A mathematician who tamed a nightmarish family of equations that behave so badly they make no sense has won the most lucrative prize in academia.
Martin Hairer, an Austrian-British researcher at Imperial College London, is the winner of the 2021 Breakthrough prize for mathematics, an annual $3m (£2.3m) award that has come to rival the Nobels in terms of kudos and prestige.
Hairer landed the prize for his work on stochastic analysis, a field that describes how random effects turn the maths of things like stirring a cup of tea, the growth of a forest fire, or the spread of a water droplet that has fallen on a tissue into a fiendishly complex problem.
His major work, a 180-page treatise that introduced the world to “regularity structures”, so stunned his colleagues that one suggested it must have been transmitted to Hairer by a more intelligent alien civilisation.
Hairer, who rents a London flat with his wife and fellow Imperial mathematician, Xue-Mei Li, heard he had won the prize in a Skype call while the UK was still in lockdown. “It was completely unexpected,” he said. “I didn’t think about it at all, so it was a complete shock. We couldn’t go out or anything, so we celebrated at home.”
The award is one of several Breakthrough prizes announced each year by a foundation set up by the Israeli-Russian investor Yuri Milner and Facebook’s Mark Zuckerberg. A committee of previous recipients chooses the winners who are all leading lights in mathematics and the sciences.
Other winners announced on Thursday include a Hong Kong scientist, Dennis Lo, who was inspired by a 3D Harry Potter movie to develop a test for genetic mutations in DNA shed by unborn babies, and a team of physicists whose experiments revealed that if extra dimensions of reality exist, they are curled up smaller than a third of a hair’s width.
Yet another winner, Catherine Dulac at Harvard University, has overturned misconceptions around parenthood by showing that the neural circuits for maternal and paternal behaviour are found in both males and females.
Hairer grew up in Geneva where he soon established himself as a rare talent. His entry for a school science competition became Amadeus – “the Swiss army knife of sound editing” – now used in updated form by music producers and games designers. He still maintains the software as a sideline to his academic work.

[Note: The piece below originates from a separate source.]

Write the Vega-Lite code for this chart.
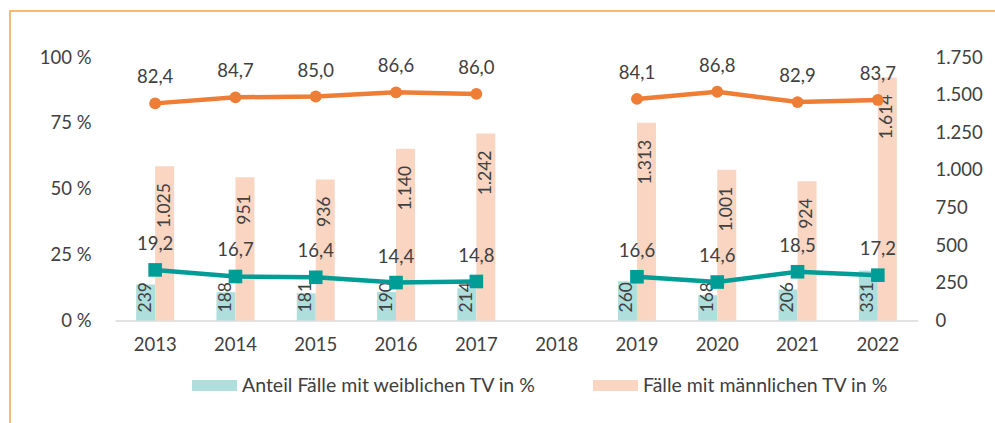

After dallying with physics at university, Hairer moved into mathematics. The realisation that ideas in theoretical physics can be overturned and swiftly consigned to the dustbin did not appeal. “I wouldn’t really want to put my name to a result that could be superseded by something else three years later,” he said. “In mathematics, if you obtain a result then that is it. It’s the universality of mathematics, you discover absolute truths.”
Hairer’s expertise lies in stochastic partial differential equations, a branch of mathematics that describes how randomness throws disorder into processes such as the movement of wind in a wind tunnel or the creeping boundary of a water droplet landing on a tissue. When the randomness is strong enough, solutions to the equations get out of control. “In some cases, the solutions fluctuate so wildly that it is not even clear what the equation meant in the first place,” he said.
With the invention of regularity structures, Hairer showed how the infinitely jagged noise that threw his equations into chaos could be reframed and tamed. When he published the theory in 2014, it made an immediate splash. “Like everyone else, I was amazed to see a theory like this, worked out in detail from scratch, with few precedents,” said Jeremy Quastel, a mathematician at the University of Toronto who first mused on the extraterrestrial provenance of the theory.
While his peers roundly consider Hairer a genius, he admits mathematics can be infuriating. “Most of the time it doesn’t work out. As pretty much every single graduate student in mathematics can attest, during your PhD you probably spend two-thirds of your time getting stuck and banging your head against a wall.”
Hairer’s windfall has yet to land in his bank account, but when it does, his life will change. “We moved to London somewhat recently, three years ago, and we are still renting. So it might be time to buy a place to live,” he said.